Created in 1997 JCIT was established to set standards and guidelines for the systematic implementation and integration of information technology into the trial and appellate courts in Texas.

JCIT approaches this mission by providing a forum for state-local, inter-branch, and public-private collaboration, and development of policy recommendations for the Supreme Court of Texas. Court technology, and the information it carries, are sprawling topics, and Texas is a diverse state with decentralized funding and decision-making for trial court technology. JCIT provides a forum for discussion of court technology and information projects. With this forum, JCIT reaches out to external partners such as the Conference of Urban Counties, the County Information Resource Agency, Texas.gov, and TIJIS (Texas Integrated Justice Information Systems), and advises or is consulted by the Office of Court Administration on a variety of projects.
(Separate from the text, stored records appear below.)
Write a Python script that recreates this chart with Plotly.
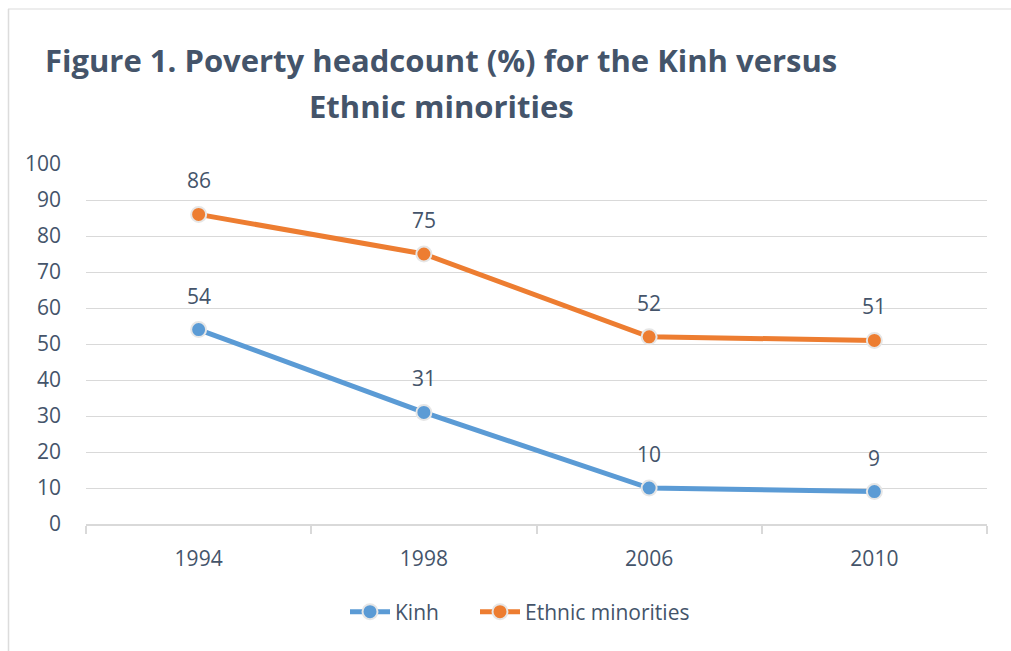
import plotly.graph_objects as go

years = ["1994", "1998", "2006", "2010"]
kinh = [54, 31, 10, 9]
ethnic = [86, 75, 52, 51]
series_names = ["Kinh", "Ethnic minorities"]
series_colors = ["#5b9bd5", "#ed7d31"]
title_lines = ["Figure 1. Poverty headcount (%) for the Kinh versus", "Ethnic minorities"]

TXT = "#44546a"
GRID = "#d9d9d9"
FONT = "'Open Sans', Lato, sans-serif"
FS = 21

W, H = 1011, 651
L, R, T, B = 86, 24, 164, 127
pw, ph = W - L - R, H - T - B

def px_x(p):
    return (p - L) / pw

def px_y(p):
    return (H - B - p) / ph

legend_ids = ["legend", "legend2"]
legend_px = [345, 475]

fig = go.Figure()
for name, vals, col, lid in zip(series_names, [kinh, ethnic], series_colors, legend_ids):
    fig.add_trace(go.Scatter(
        x=years, y=vals, name=name, mode="lines+markers", legend=lid,
        line=dict(color=col, width=5),
        marker=dict(size=15, color=col, line=dict(color="#e6e6e6", width=2)),
    ))
    for i, yv in enumerate(vals):
        fig.add_annotation(x=i, y=yv, xref="x", yref="y", text=str(yv),
                           showarrow=False, yshift=34,
                           font=dict(size=FS, color=TXT, family=FONT))

# title lines
for line, cy in zip(title_lines, [60, 106]):
    fig.add_annotation(x=px_x(441), y=px_y(cy), xref="paper", yref="paper",
                       text="<b>" + line + "</b>", showarrow=False,
                       xanchor="center", yanchor="middle",
                       font=dict(size=31, color=TXT, family=FONT))

# outer frame (top and left edges)
fig.add_shape(type="line", xref="paper", yref="paper",
              x0=px_x(8), x1=px_x(W + 5), y0=px_y(9), y1=px_y(9),
              line=dict(color="#dcdcdc", width=1.2))
fig.add_shape(type="line", xref="paper", yref="paper",
              x0=px_x(8.5), x1=px_x(8.5), y0=px_y(9), y1=px_y(H + 5),
              line=dict(color="#dcdcdc", width=1.5))

legend_common = dict(orientation="h", xanchor="left", yanchor="middle",
                     y=px_y(612), font=dict(size=FS, color=TXT),
                     itemwidth=40, bgcolor="rgba(0,0,0,0)")

fig.update_layout(
    width=W, height=H,
    margin=dict(l=L, r=R, t=T, b=B, autoexpand=False),
    paper_bgcolor="white", plot_bgcolor="white",
    font=dict(family=FONT, color=TXT, size=FS),
    showlegend=True,
    legend=dict(x=px_x(legend_px[0]), **legend_common),
    legend2=dict(x=px_x(legend_px[1]), **legend_common),
    xaxis=dict(type="category", range=[-0.5, 3.5], showgrid=False,
               showline=True, linecolor=GRID, linewidth=1.5,
               ticks="outside", tickson="boundaries", ticklen=8,
               tickcolor=GRID, tickwidth=1.5, ticklabelstandoff=15,
               tickfont=dict(size=FS, color=TXT), zeroline=False),
    yaxis=dict(range=[0, 100], dtick=10, showgrid=True, gridcolor=GRID,
               gridwidth=1.2, showline=False, zeroline=False, ticks="",
               ticklabelstandoff=24, tickfont=dict(size=FS, color=TXT)),
)

fig.write_html("out.html", config={"displayModeBar": False},
               post_script="document.body.style.margin='0';document.body.style.overflow='hidden';")
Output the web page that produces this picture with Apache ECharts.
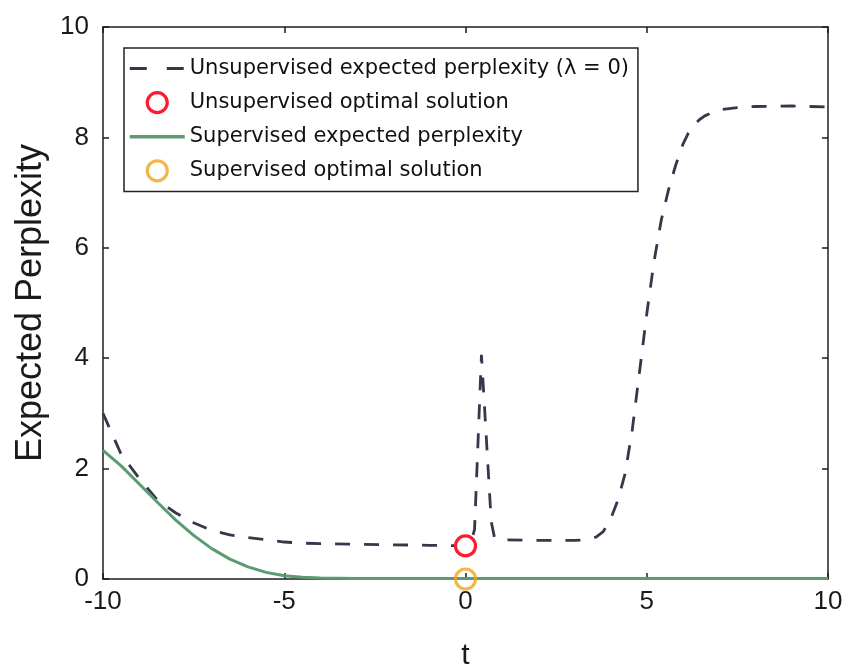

Three themes consistently recur in the JCIT conversation: expansion and governance of electronic filing; the evolution and proliferation of court case management systems; and the evolution and governance of technology standards for reporting and sharing information across systems in civil, family, juvenile, and criminal justice.

The founding chair of JCIT from 1997 to 2009 was Peter S. Vogel, a partner at Gardere Wynne Sewell LLP in Dallas, and since 2009 the JCIT chair has been Justice Rebecca Simmons.